The operatic credentials of Patricia Racette need no emphasis from me. Here she slots perfectly into the most operatic role of the errant wife whose murder by her jealous husband is treated by the world outside the tenement with such heartlessness and wilful blindness. As her murderous spouse, who nevertheless manages to elicit some sympathy for his own helpless plight, Paulo Szot gives us a picture of the hulking bully whose only recourse to his frustration is by means of his fists; that is an interesting contrast with the darker portrait painted by Richard van Allan for ENO. Mary Bevan takes on a slighter role of their daughter, who nevertheless rises to tragic heights in her closing scene where she renounces the companionship of the hapless lover who faces a brighter future if he leaves the neighbourhood for a college education. Most of the other characters, even the lover himself sung by the personable Joel Prieto, are small cameos rather than principal operatic roles; but all are given sharply observed portrayals here, most notably Michael J Scott and Geoffrey Dolton.

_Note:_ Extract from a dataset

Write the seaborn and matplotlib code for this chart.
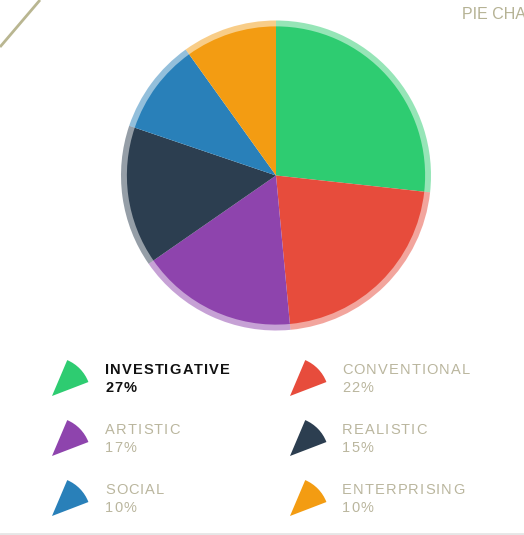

The work, curiously for a Broadway show (let alone an opera) has no specifically designated chorus work, but the myriad of individual characters combine to provide a solid body of sound for the climaxes of the many ensemble passages. The two gossiping nursemaids who open the final scene come close to stealing the show. They are ably portrayed by Sarah-Marie Maxwell and Laurel Dougall. The former also participates in the big song-and-dance number with the lively Dominic Lamb, where the energetic choreography of Arthur Pita comes into its own. The conductor Tim Murray keeps the score moving. He allows the more dramatic passages full weight but at the same time relishes the more light-hearted sections – and the committed orchestral playing rivals that of the bands on the audio recordings directed by Carl Davis (TER) and John Mauceri (Decca).

The disc has no additional features, but the booklet note by Joan Matabosch is informative. The performance comes with subtitles in English, French, German, Spanish, Korean and Japanese. A thoroughly enjoyable experience.